Ultimately, it entirely depends on size, preparedness and complexity. Testing could only require up to half a day, or at the other end of the scale, up to 3 months for an organisation with thousands of clients who can’t risk downtime.
This is also perhaps the only stage at which there’s a risk of the customer being too cautious, so it’s important to make the clear distinction between ‘testing’ and ‘staging’ in more traditional projects.
Testing in a safe, staged development or test environment is an integral part to most IT projects, and so companies are often surprised to find out this is not the case with migrations. The testing phase, though not taking place in a discrete environment, fulfils this need completely so long as adequate resources are devoted to it.

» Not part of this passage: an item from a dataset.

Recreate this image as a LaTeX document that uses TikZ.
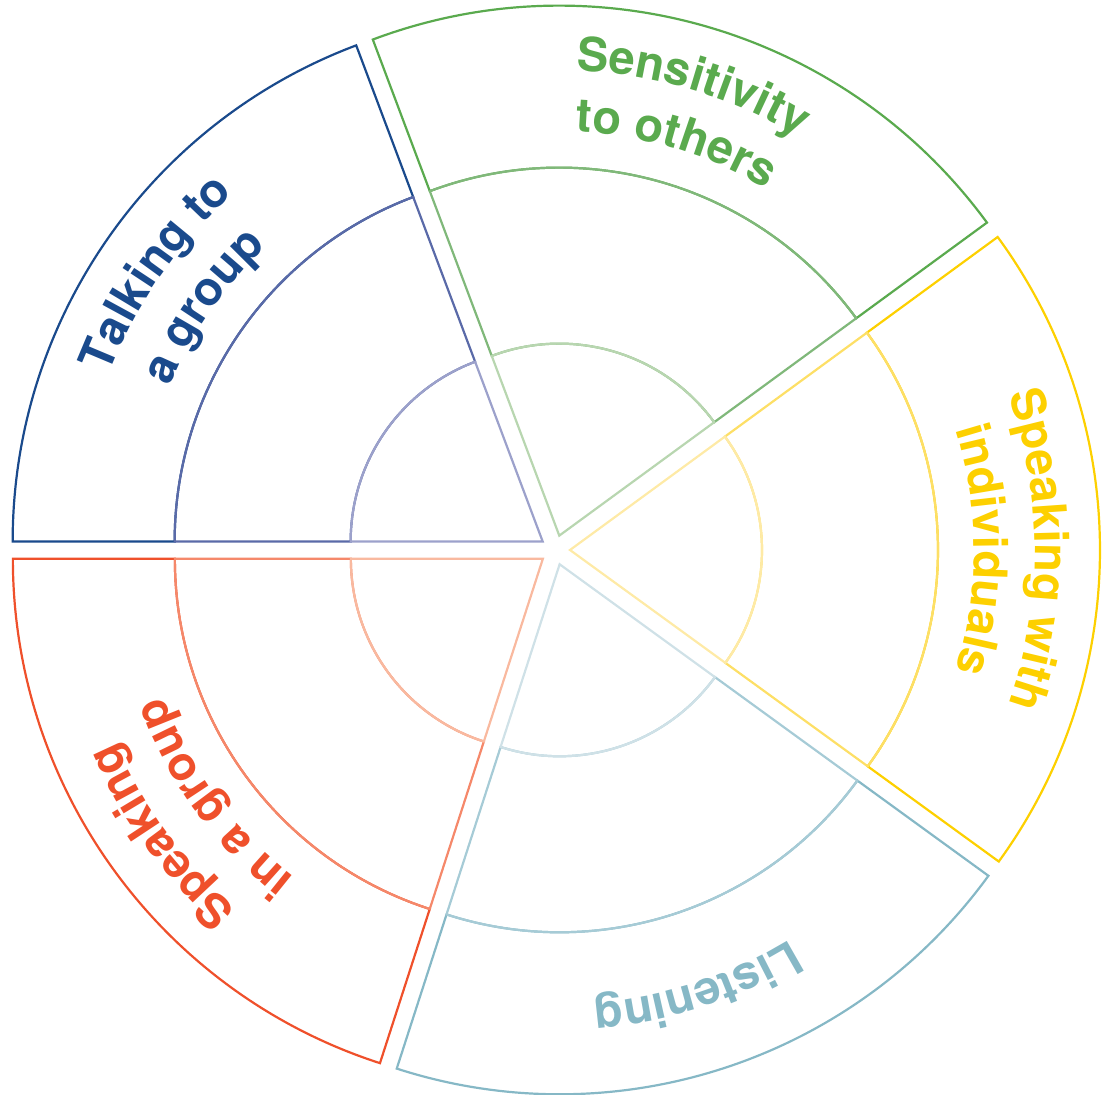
\documentclass[tikz,border=0pt]{standalone}
\usepackage{fontspec}
\newfontfamily\labelfont{TeX Gyre Heros}
\usetikzlibrary{decorations.text}

\definecolor{talkdark}{HTML}{1A4A8C}
\definecolor{talkmid}{HTML}{5A6AA8}
\definecolor{talklight}{HTML}{9CA1CB}
\definecolor{sensedark}{HTML}{5AAA4E}
\definecolor{sensemid}{HTML}{80B87A}
\definecolor{senselight}{HTML}{B8D6B0}
\definecolor{indivdark}{HTML}{FDD000}
\definecolor{indivmid}{HTML}{FDDF66}
\definecolor{indivlight}{HTML}{FEEAA6}
\definecolor{listendark}{HTML}{86B8C6}
\definecolor{listenmid}{HTML}{A6CBD6}
\definecolor{listenlight}{HTML}{CFE1E7}
\definecolor{speakdark}{HTML}{EF502B}
\definecolor{speakmid}{HTML}{F5886A}
\definecolor{speaklight}{HTML}{F9B99F}

\newcommand\wheelfont{\labelfont\bfseries\fontsize{47}{47}\selectfont}

\tikzset{
  ring/.style={line width=2.2pt, line join=miter},
  arclabel/.style={decorate, decoration={text along path, text align=center, text={#1}}}
}

\begin{document}
\begin{tikzpicture}[x=1pt, y=1pt]
  \useasboundingbox (-555,-545) rectangle (549,550);

  % ── Talking to a group ──────────────────────────────────────────
  \begin{scope}[shift={(145.3:15)}]
    \coordinate (T0) at (0,0);
    \draw[ring, talkdark]  (180:368) -- (180:530) arc[start angle=180, end angle=110.6, radius=530]
                           -- (110.6:368) arc[start angle=110.6, end angle=180, radius=368] -- cycle;
    \draw[ring, talkmid]   (180:192) -- (180:368) arc[start angle=180, end angle=110.6, radius=368]
                           -- (110.6:192) arc[start angle=110.6, end angle=180, radius=192] -- cycle;
    \draw[ring, talklight] (T0) -- (180:192) arc[start angle=180, end angle=110.6, radius=192] -- cycle;

    \path[arclabel={|\wheelfont\color{talkdark}|Talking to}] (179.3:465) arc[start angle=179.3, end angle=111.3, radius=465];
    \path[arclabel={|\wheelfont\color{talkdark}|a group}]    (179.3:404) arc[start angle=179.3, end angle=111.3, radius=404];
  \end{scope}

  % ── Sensitivity to others ───────────────────────────────────────
  \begin{scope}[shift={(73.4:15)}]
    \coordinate (S0) at (0,0);
    \draw[ring, sensedark]  (110.6:368) -- (110.6:530) arc[start angle=110.6, end angle=36.2, radius=530]
                            -- (36.2:368) arc[start angle=36.2, end angle=110.6, radius=368] -- cycle;
    \draw[ring, sensemid]   (110.6:192) -- (110.6:368) arc[start angle=110.6, end angle=36.2, radius=368]
                            -- (36.2:192) arc[start angle=36.2, end angle=110.6, radius=192] -- cycle;
    \draw[ring, senselight] (S0) -- (110.6:192) arc[start angle=110.6, end angle=36.2, radius=192] -- cycle;

    \path[arclabel={|\wheelfont\color{sensedark}|Sensitivity}] (107.4:465) arc[start angle=107.4, end angle=39.4, radius=465];
    \path[arclabel={|\wheelfont\color{sensedark}|to others}]   (107.4:404) arc[start angle=107.4, end angle=39.4, radius=404];
  \end{scope}

  % ── Speaking with individuals ───────────────────────────────────
  \begin{scope}[shift={(0:15)}]
    \coordinate (I0) at (0,0);
    \draw[ring, indivdark]  (36.2:368) -- (36.2:530) arc[start angle=36.2, end angle=-36, radius=530]
                            -- (-36:368) arc[start angle=-36, end angle=36.2, radius=368] -- cycle;
    \draw[ring, indivmid]   (36.2:192) -- (36.2:368) arc[start angle=36.2, end angle=-36, radius=368]
                            -- (-36:192) arc[start angle=-36, end angle=36.2, radius=192] -- cycle;
    \draw[ring, indivlight] (I0) -- (36.2:192) arc[start angle=36.2, end angle=-36, radius=192] -- cycle;

    \path[arclabel={|\wheelfont\color{indivdark}|Speaking with}] (34:465) arc[start angle=34, end angle=-34, radius=465];
    \path[arclabel={|\wheelfont\color{indivdark}|individuals}]   (34:404) arc[start angle=34, end angle=-34, radius=404];
  \end{scope}

  % ── Listening ───────────────────────────────────────────────────
  \begin{scope}[shift={(-72:15)}]
    \coordinate (L0) at (0,0);
    \draw[ring, listendark]  (-36:368) -- (-36:530) arc[start angle=-36, end angle=-107.9, radius=530]
                             -- (-107.9:368) arc[start angle=-107.9, end angle=-36, radius=368] -- cycle;
    \draw[ring, listenmid]   (-36:192) -- (-36:368) arc[start angle=-36, end angle=-107.9, radius=368]
                             -- (-107.9:192) arc[start angle=-107.9, end angle=-36, radius=192] -- cycle;
    \draw[ring, listenlight] (L0) -- (-36:192) arc[start angle=-36, end angle=-107.9, radius=192] -- cycle;

    \path[arclabel={|\wheelfont\color{listendark}|Listening}] (-38:440) arc[start angle=-38, end angle=-106, radius=440];
  \end{scope}

  % ── Speaking in a group ─────────────────────────────────────────
  \begin{scope}[shift={(216:15)}]
    \coordinate (G0) at (0,0);
    \draw[ring, speakdark]  (252.1:368) -- (252.1:530) arc[start angle=252.1, end angle=180, radius=530]
                            -- (180:368) arc[start angle=180, end angle=252.1, radius=368] -- cycle;
    \draw[ring, speakmid]   (252.1:192) -- (252.1:368) arc[start angle=252.1, end angle=180, radius=368]
                            -- (180:192) arc[start angle=180, end angle=252.1, radius=192] -- cycle;
    \draw[ring, speaklight] (G0) -- (252.1:192) arc[start angle=252.1, end angle=180, radius=192] -- cycle;

    \path[arclabel={|\wheelfont\color{speakdark}|Speaking}]   (250:465) arc[start angle=250, end angle=182, radius=465];
    \path[arclabel={|\wheelfont\color{speakdark}|in a group}] (250:404) arc[start angle=250, end angle=182, radius=404];
  \end{scope}
\end{tikzpicture}
\end{document}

Carrying out additional staging as a precautionary measure is a duplication of effort.
6. Go Live
The go live phase is a very important part of the process and the only time (except for imaging) where scheduled downtime occurs. It’s at this point all the file structures and databases are verified and checked for changes.
Many organisations are tempted to go live very late at night on a weekend because of a presumed sense of security – if something goes wrong, there’s plenty of time to fix it before work starts again on Monday.
In reality though, this is often a mistake, for two reasons. Firstly, if the stages prior to the go live point have been completed exhaustively, no more errors should occur. Secondly, in the unlikely event something does go wrong, it’s incredibly difficult to get in contact with the relevant web developers and engineers in the middle of the night at the weekend. General best practice dictates that the optimum time is around 7am on a Monday morning, leaving a good amount of time to rectify any issues without causing much disruption.